== Aim of the task ==
Return every line below as is, leaving out the pictures.

== Data block ==
--- start ---
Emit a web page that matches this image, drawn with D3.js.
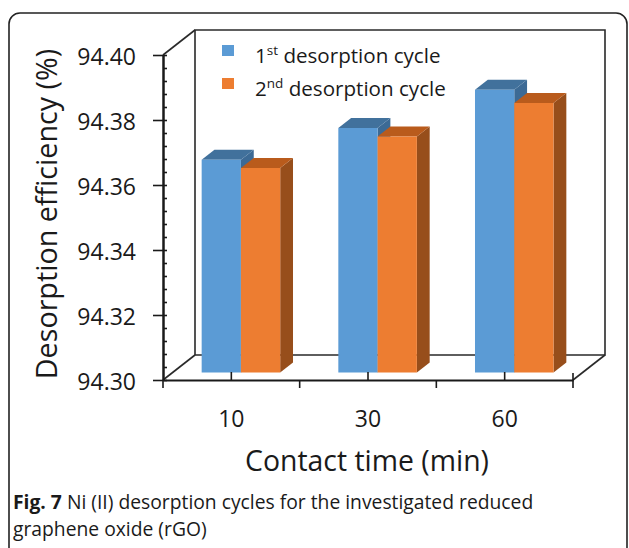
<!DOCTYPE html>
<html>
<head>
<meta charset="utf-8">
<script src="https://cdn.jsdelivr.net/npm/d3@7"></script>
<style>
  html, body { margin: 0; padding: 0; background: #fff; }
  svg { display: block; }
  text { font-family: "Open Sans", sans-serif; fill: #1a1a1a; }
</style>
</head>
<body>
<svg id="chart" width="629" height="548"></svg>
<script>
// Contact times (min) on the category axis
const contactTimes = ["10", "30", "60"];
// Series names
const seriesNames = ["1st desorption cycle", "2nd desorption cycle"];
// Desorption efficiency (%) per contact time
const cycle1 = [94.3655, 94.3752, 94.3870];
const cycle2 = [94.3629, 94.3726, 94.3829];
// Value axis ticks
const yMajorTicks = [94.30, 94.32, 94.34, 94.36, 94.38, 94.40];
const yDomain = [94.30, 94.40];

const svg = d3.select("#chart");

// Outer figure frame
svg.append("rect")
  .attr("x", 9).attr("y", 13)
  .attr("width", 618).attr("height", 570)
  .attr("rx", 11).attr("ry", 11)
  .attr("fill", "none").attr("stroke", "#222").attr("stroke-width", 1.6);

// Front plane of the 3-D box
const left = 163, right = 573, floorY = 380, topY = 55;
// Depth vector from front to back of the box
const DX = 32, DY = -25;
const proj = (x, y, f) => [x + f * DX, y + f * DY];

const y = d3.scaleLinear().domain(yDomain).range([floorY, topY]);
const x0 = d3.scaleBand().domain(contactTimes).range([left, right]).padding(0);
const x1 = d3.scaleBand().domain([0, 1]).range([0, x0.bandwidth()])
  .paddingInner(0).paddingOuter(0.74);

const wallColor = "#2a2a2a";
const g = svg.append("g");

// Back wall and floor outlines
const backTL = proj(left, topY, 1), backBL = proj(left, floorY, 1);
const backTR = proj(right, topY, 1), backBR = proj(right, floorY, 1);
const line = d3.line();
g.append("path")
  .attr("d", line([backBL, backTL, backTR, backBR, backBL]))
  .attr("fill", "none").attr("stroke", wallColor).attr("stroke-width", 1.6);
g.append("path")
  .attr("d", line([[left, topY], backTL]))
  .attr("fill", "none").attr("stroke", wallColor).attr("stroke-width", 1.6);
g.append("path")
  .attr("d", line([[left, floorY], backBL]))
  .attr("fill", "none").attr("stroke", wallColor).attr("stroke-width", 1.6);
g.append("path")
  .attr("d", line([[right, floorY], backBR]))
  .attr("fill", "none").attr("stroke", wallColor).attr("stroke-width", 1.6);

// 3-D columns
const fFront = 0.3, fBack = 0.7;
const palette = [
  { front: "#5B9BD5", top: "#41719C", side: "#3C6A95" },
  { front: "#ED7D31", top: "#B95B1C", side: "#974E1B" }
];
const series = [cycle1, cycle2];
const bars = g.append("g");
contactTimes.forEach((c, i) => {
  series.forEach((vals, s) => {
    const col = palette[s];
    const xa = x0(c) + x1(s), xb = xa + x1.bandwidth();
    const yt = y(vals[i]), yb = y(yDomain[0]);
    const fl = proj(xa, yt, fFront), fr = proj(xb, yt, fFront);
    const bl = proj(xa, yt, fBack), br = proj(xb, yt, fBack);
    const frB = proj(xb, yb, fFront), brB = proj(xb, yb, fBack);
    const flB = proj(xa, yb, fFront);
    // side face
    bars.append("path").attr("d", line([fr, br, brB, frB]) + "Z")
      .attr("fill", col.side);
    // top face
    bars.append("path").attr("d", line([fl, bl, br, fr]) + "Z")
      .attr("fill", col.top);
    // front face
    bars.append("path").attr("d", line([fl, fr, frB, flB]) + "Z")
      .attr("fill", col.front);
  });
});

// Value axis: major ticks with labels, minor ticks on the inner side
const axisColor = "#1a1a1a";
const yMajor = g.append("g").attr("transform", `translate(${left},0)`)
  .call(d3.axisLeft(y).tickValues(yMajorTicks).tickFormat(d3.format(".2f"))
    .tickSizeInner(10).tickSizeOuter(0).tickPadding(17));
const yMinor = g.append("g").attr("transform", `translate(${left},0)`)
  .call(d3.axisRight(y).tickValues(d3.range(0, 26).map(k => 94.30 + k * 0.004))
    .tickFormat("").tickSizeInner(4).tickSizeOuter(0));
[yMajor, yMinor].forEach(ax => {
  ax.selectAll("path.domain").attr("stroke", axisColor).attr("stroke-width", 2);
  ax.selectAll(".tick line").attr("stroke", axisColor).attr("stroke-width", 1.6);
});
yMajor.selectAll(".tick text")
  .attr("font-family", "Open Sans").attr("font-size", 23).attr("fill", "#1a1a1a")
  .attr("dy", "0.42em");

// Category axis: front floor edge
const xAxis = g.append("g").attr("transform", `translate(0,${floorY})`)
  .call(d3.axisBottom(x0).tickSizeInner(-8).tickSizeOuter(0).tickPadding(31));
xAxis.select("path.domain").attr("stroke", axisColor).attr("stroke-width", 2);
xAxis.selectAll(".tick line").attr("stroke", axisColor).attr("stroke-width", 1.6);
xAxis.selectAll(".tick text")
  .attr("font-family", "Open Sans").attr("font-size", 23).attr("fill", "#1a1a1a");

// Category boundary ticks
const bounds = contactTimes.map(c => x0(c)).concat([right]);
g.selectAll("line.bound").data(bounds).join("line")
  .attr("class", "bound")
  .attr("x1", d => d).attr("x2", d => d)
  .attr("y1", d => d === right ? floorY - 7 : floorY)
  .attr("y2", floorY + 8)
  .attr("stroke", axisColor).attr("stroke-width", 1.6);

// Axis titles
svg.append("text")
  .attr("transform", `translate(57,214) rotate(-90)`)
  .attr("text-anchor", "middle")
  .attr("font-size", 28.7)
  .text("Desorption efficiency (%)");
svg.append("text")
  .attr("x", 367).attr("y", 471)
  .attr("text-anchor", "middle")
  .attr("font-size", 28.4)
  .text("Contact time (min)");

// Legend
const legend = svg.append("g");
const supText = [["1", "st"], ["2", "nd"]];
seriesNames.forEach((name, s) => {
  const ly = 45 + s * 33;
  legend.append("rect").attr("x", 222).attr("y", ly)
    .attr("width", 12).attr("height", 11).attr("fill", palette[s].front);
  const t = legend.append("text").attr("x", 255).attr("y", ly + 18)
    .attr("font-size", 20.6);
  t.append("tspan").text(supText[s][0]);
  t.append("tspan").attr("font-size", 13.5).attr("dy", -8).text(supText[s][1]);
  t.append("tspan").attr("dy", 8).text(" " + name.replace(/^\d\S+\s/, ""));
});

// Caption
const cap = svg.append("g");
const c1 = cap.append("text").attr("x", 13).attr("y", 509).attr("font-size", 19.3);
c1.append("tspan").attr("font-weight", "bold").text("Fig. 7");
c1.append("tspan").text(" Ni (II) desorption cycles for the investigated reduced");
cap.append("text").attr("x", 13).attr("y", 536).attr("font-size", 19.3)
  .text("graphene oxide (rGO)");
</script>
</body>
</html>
--- end ---
== Task output ==
Emit a web page that matches this image, drawn with D3.js.
<!DOCTYPE html>
<html>
<head>
<meta charset="utf-8">
<script src="https://cdn.jsdelivr.net/npm/d3@7"></script>
<style>
  html, body { margin: 0; padding: 0; background: #fff; }
  svg { display: block; }
  text { font-family: "Open Sans", sans-serif; fill: #1a1a1a; }
</style>
</head>
<body>
<svg id="chart" width="629" height="548"></svg>
<script>
// Contact times (min) on the category axis
const contactTimes = ["10", "30", "60"];
// Series names
const seriesNames = ["1st desorption cycle", "2nd desorption cycle"];
// Desorption efficiency (%) per contact time
const cycle1 = [94.3655, 94.3752, 94.3870];
const cycle2 = [94.3629, 94.3726, 94.3829];
// Value axis ticks
const yMajorTicks = [94.30, 94.32, 94.34, 94.36, 94.38, 94.40];
const yDomain = [94.30, 94.40];

const svg = d3.select("#chart");

// Outer figure frame
svg.append("rect")
  .attr("x", 9).attr("y", 13)
  .attr("width", 618).attr("height", 570)
  .attr("rx", 11).attr("ry", 11)
  .attr("fill", "none").attr("stroke", "#222").attr("stroke-width", 1.6);

// Front plane of the 3-D box
const left = 163, right = 573, floorY = 380, topY = 55;
// Depth vector from front to back of the box
const DX = 32, DY = -25;
const proj = (x, y, f) => [x + f * DX, y + f * DY];

const y = d3.scaleLinear().domain(yDomain).range([floorY, topY]);
const x0 = d3.scaleBand().domain(contactTimes).range([left, right]).padding(0);
const x1 = d3.scaleBand().domain([0, 1]).range([0, x0.bandwidth()])
  .paddingInner(0).paddingOuter(0.74);

const wallColor = "#2a2a2a";
const g = svg.append("g");

// Back wall and floor outlines
const backTL = proj(left, topY, 1), backBL = proj(left, floorY, 1);
const backTR = proj(right, topY, 1), backBR = proj(right, floorY, 1);
const line = d3.line();
g.append("path")
  .attr("d", line([backBL, backTL, backTR, backBR, backBL]))
  .attr("fill", "none").attr("stroke", wallColor).attr("stroke-width", 1.6);
g.append("path")
  .attr("d", line([[left, topY], backTL]))
  .attr("fill", "none").attr("stroke", wallColor).attr("stroke-width", 1.6);
g.append("path")
  .attr("d", line([[left, floorY], backBL]))
  .attr("fill", "none").attr("stroke", wallColor).attr("stroke-width", 1.6);
g.append("path")
  .attr("d", line([[right, floorY], backBR]))
  .attr("fill", "none").attr("stroke", wallColor).attr("stroke-width", 1.6);

// 3-D columns
const fFront = 0.3, fBack = 0.7;
const palette = [
  { front: "#5B9BD5", top: "#41719C", side: "#3C6A95" },
  { front: "#ED7D31", top: "#B95B1C", side: "#974E1B" }
];
const series = [cycle1, cycle2];
const bars = g.append("g");
contactTimes.forEach((c, i) => {
  series.forEach((vals, s) => {
    const col = palette[s];
    const xa = x0(c) + x1(s), xb = xa + x1.bandwidth();
    const yt = y(vals[i]), yb = y(yDomain[0]);
    const fl = proj(xa, yt, fFront), fr = proj(xb, yt, fFront);
    const bl = proj(xa, yt, fBack), br = proj(xb, yt, fBack);
    const frB = proj(xb, yb, fFront), brB = proj(xb, yb, fBack);
    const flB = proj(xa, yb, fFront);
    // side face
    bars.append("path").attr("d", line([fr, br, brB, frB]) + "Z")
      .attr("fill", col.side);
    // top face
    bars.append("path").attr("d", line([fl, bl, br, fr]) + "Z")
      .attr("fill", col.top);
    // front face
    bars.append("path").attr("d", line([fl, fr, frB, flB]) + "Z")
      .attr("fill", col.front);
  });
});

// Value axis: major ticks with labels, minor ticks on the inner side
const axisColor = "#1a1a1a";
const yMajor = g.append("g").attr("transform", `translate(${left},0)`)
  .call(d3.axisLeft(y).tickValues(yMajorTicks).tickFormat(d3.format(".2f"))
    .tickSizeInner(10).tickSizeOuter(0).tickPadding(17));
const yMinor = g.append("g").attr("transform", `translate(${left},0)`)
  .call(d3.axisRight(y).tickValues(d3.range(0, 26).map(k => 94.30 + k * 0.004))
    .tickFormat("").tickSizeInner(4).tickSizeOuter(0));
[yMajor, yMinor].forEach(ax => {
  ax.selectAll("path.domain").attr("stroke", axisColor).attr("stroke-width", 2);
  ax.selectAll(".tick line").attr("stroke", axisColor).attr("stroke-width", 1.6);
});
yMajor.selectAll(".tick text")
  .attr("font-family", "Open Sans").attr("font-size", 23).attr("fill", "#1a1a1a")
  .attr("dy", "0.42em");

// Category axis: front floor edge
const xAxis = g.append("g").attr("transform", `translate(0,${floorY})`)
  .call(d3.axisBottom(x0).tickSizeInner(-8).tickSizeOuter(0).tickPadding(31));
xAxis.select("path.domain").attr("stroke", axisColor).attr("stroke-width", 2);
xAxis.selectAll(".tick line").attr("stroke", axisColor).attr("stroke-width", 1.6);
xAxis.selectAll(".tick text")
  .attr("font-family", "Open Sans").attr("font-size", 23).attr("fill", "#1a1a1a");

// Category boundary ticks
const bounds = contactTimes.map(c => x0(c)).concat([right]);
g.selectAll("line.bound").data(bounds).join("line")
  .attr("class", "bound")
  .attr("x1", d => d).attr("x2", d => d)
  .attr("y1", d => d === right ? floorY - 7 : floorY)
  .attr("y2", floorY + 8)
  .attr("stroke", axisColor).attr("stroke-width", 1.6);

// Axis titles
svg.append("text")
  .attr("transform", `translate(57,214) rotate(-90)`)
  .attr("text-anchor", "middle")
  .attr("font-size", 28.7)
  .text("Desorption efficiency (%)");
svg.append("text")
  .attr("x", 367).attr("y", 471)
  .attr("text-anchor", "middle")
  .attr("font-size", 28.4)
  .text("Contact time (min)");

// Legend
const legend = svg.append("g");
const supText = [["1", "st"], ["2", "nd"]];
seriesNames.forEach((name, s) => {
  const ly = 45 + s * 33;
  legend.append("rect").attr("x", 222).attr("y", ly)
    .attr("width", 12).attr("height", 11).attr("fill", palette[s].front);
  const t = legend.append("text").attr("x", 255).attr("y", ly + 18)
    .attr("font-size", 20.6);
  t.append("tspan").text(supText[s][0]);
  t.append("tspan").attr("font-size", 13.5).attr("dy", -8).text(supText[s][1]);
  t.append("tspan").attr("dy", 8).text(" " + name.replace(/^\d\S+\s/, ""));
});

// Caption
const cap = svg.append("g");
const c1 = cap.append("text").attr("x", 13).attr("y", 509).attr("font-size", 19.3);
c1.append("tspan").attr("font-weight", "bold").text("Fig. 7");
c1.append("tspan").text(" Ni (II) desorption cycles for the investigated reduced");
cap.append("text").attr("x", 13).attr("y", 536).attr("font-size", 19.3)
  .text("graphene oxide (rGO)");
</script>
</body>
</html>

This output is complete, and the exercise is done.